Starting from the top of the material, restate each line exactly until the line that contains "from matplotlib.ticker import", which is also copied. Pictures are excluded.

§ Extracted entries:
....................

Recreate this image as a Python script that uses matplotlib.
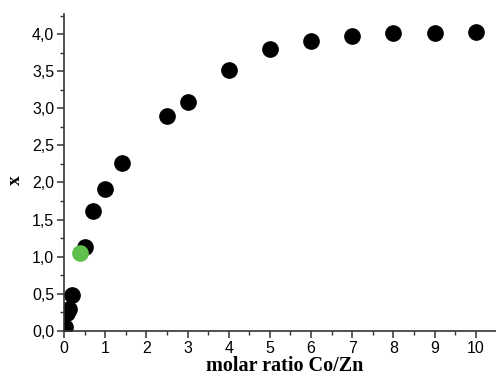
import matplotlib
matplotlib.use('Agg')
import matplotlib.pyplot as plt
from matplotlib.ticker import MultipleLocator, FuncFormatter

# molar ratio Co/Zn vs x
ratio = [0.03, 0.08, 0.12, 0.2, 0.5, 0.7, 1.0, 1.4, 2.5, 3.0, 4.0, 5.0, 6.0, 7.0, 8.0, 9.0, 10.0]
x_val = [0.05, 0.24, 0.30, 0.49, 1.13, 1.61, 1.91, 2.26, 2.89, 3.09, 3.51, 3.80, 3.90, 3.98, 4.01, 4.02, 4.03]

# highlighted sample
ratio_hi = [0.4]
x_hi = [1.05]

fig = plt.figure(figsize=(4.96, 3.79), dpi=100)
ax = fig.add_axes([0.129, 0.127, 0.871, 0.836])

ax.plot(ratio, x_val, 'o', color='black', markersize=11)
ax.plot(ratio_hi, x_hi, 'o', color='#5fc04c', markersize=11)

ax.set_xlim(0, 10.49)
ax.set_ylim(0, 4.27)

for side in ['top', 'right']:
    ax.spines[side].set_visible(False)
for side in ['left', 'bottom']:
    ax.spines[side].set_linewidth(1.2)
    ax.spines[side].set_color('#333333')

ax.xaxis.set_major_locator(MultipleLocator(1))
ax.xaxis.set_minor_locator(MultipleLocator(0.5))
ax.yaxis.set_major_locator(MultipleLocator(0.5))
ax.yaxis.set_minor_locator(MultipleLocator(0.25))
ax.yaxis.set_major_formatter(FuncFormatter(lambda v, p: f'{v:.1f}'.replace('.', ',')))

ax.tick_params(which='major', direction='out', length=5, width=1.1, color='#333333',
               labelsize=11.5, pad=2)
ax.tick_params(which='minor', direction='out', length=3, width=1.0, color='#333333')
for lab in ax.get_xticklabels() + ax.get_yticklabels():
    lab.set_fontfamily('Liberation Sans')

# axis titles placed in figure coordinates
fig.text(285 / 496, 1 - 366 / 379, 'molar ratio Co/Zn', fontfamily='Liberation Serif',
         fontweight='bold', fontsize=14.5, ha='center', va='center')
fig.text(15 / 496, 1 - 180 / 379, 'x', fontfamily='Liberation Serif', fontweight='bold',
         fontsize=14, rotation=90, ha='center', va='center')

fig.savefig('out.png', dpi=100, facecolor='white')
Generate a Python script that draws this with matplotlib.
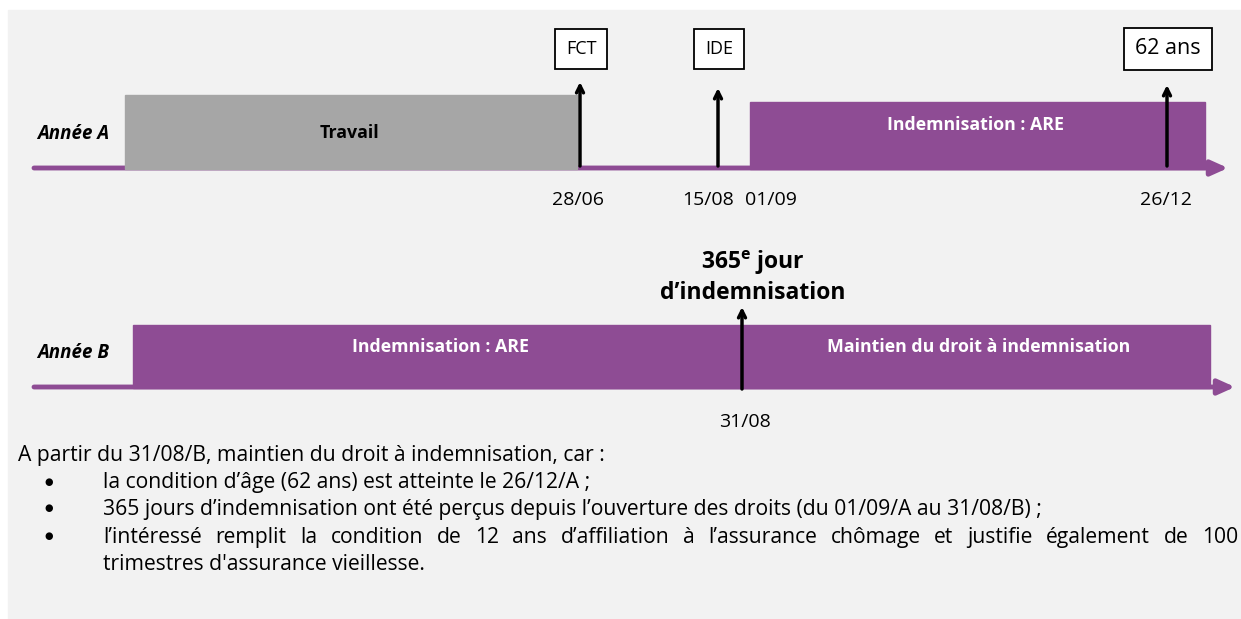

....................

§ Full solution:
Recreate this image as a Python script that uses matplotlib.
import matplotlib
matplotlib.use('Agg')
import matplotlib.pyplot as plt
from matplotlib.ticker import MultipleLocator, FuncFormatter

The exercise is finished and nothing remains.